Não é fácil falar de cancro. O assunto é sério, a palavra assusta. Exige-se decoro, voz baixa, meias palavras. Tudo o que Marine Antunes, 27 anos, evita praticar. Marine, sobrevivente de cancro, é barulhenta. Quando conversa, ou escreve, usa todas as palavras, mesmo aquelas que nos ferem os ouvidos. Fala de cancro, morte, sofrimento e angústia. Sem nunca deixar de rir.
Aos 13 anos, Marine descobriu que tinha cancro. E desde o início percebeu que era uma doente “completamente atípica”. Porque se ria. “É uma atitude totalmente natural. A minha família é toda assim, divertida e bem disposta”, alega, em jeito de justificação. Para melhor o ilustrar, conta um episódio em que estava a família toda reunida em casa, durante a fase dos tratamento, e para interromper o silêncio a mãe dá um murro na mesa e declara: “aqui ninguém morre de cancro.” A mãe decidiu, está decidido.

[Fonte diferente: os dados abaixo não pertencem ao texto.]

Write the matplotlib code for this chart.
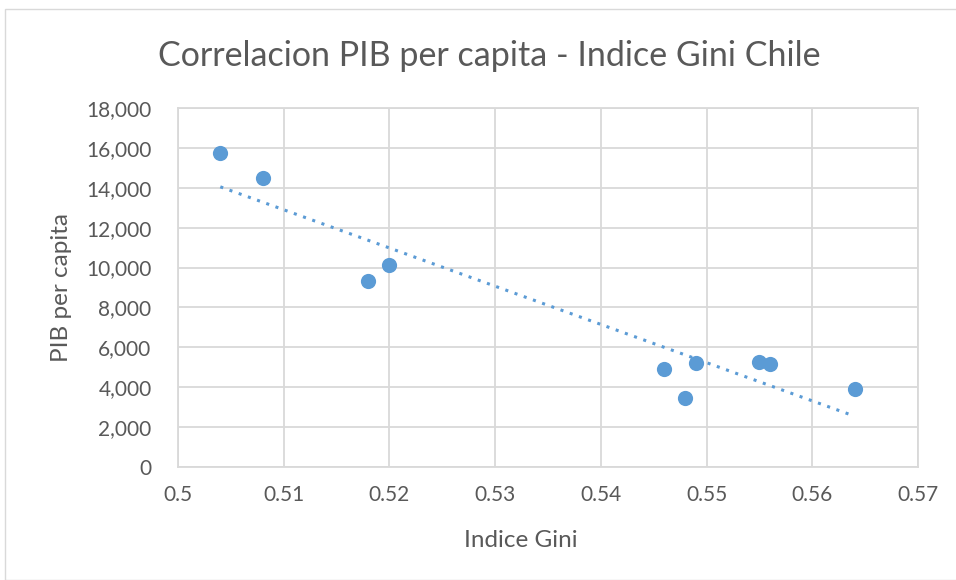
import numpy as np
import matplotlib.pyplot as plt
from matplotlib.patches import Rectangle

# Data
gini = [0.504, 0.508, 0.518, 0.520, 0.546, 0.548, 0.549, 0.555, 0.556, 0.564]
pib = [15750, 14500, 9350, 10130, 4900, 3450, 5200, 5270, 5170, 3900]

x_ticks = [0.5, 0.51, 0.52, 0.53, 0.54, 0.55, 0.56, 0.57]
y_ticks = list(range(0, 18001, 2000))

plt.rcParams['font.family'] = ['Lato', 'DejaVu Sans']
gray = '#595959'
blue = '#5b9bd5'

fig = plt.figure(figsize=(9.56, 5.8), dpi=100)
ax = fig.add_axes([0.1862, 0.1948, 0.7741, 0.619])

# linear trendline
coef = np.polyfit(gini, pib, 1)
xs = np.array([min(gini), max(gini)])
ax.plot(xs, np.polyval(coef, xs), color=blue, linestyle=(0, (1, 2.2)),
        linewidth=2.2, zorder=2)

ax.scatter(gini, pib, s=120, color=blue, zorder=3, linewidths=0)

ax.set_xlim(0.5, 0.57)
ax.set_ylim(0, 18000)
ax.set_xticks(x_ticks)
ax.set_xticklabels([f'{t:g}' for t in x_ticks])
ax.set_yticks(y_ticks)
ax.set_yticklabels([f'{t:,}' for t in y_ticks])
ax.grid(True, color='#d9d9d9', linewidth=1.3)
ax.set_axisbelow(True)
for s in ax.spines.values():
    s.set_color('#d9d9d9')
    s.set_linewidth(1.3)
ax.tick_params(length=0, labelsize=15, colors=gray)
ax.tick_params(axis='x', pad=13)
ax.tick_params(axis='y', pad=19)

ax.set_xlabel('Indice Gini', fontsize=17.5, color=gray, labelpad=18)
ax.xaxis.label.set_x(0.4635)
ax.set_ylabel('PIB per capita', fontsize=17.5, color=gray, labelpad=10)
fig.text(0.5115, 0.903, 'Correlacion PIB per capita - Indice Gini Chile',
         ha='center', va='center', fontsize=24.5, color=gray)

fig.patches.append(Rectangle((5 / 956, 0), 1, 1 - 9 / 580, transform=fig.transFigure,
                             fill=False, edgecolor='#d9d9d9', linewidth=1))

fig.savefig('out.png', dpi=100)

Esta postura, otimista e frontal, que está bem clara no seu blog Cancro com humor e ainda nos dois livros Cancro com humor (1 e 2), pode ser muito desconcertante e gerar até reações algo agressivas. “Não consigo perceber porquê, mas a alegria por vezes é vista como uma afronta”, lamenta. Ainda na semana passada, num post que publicou em defesa do humorista João Quadros (num twitt, Quadros ironizava com a mulher de Passos Coelho, doente oncológica) recebeu centenas de comentários, muitos deles bastante agressivos. “Nestas situações prefiro nem ler”.
Também lhe aconteceu, há pouco tempo, estar a dar uma palestra numa universidade e um médico, também ele doente oncológico, ter-se levantado, insurgindo-se contra a sua forma de falar da doença. “Não é que eu queira fugir da minha história. Sou sobrevivente de cancro, um namorado meu morreu de cancro, lido diariamente com pessoas doentes e nunca vou deixar de ter medo”, admite. Mas nada disso a faz deixar de ser uma defensora do humor.
Neste segundo livro, Cancro com humor 2, uma edição de autor, graças ao patrocínio da empresa biotecnológica OncoDNA, Marine apresenta-se mais madura e profunda. Fala, por exemplo, da necessidade de haver um “desapego do cancro”. “É importante não ficar agarrado à doença. As pessoas falam em “meu cancro””, nota.
A partir de 9 de setembro, a autora andará de norte a sul do país, numa carrinha pão-de-forma, a promover o livro. E a espalhar gargalhadas.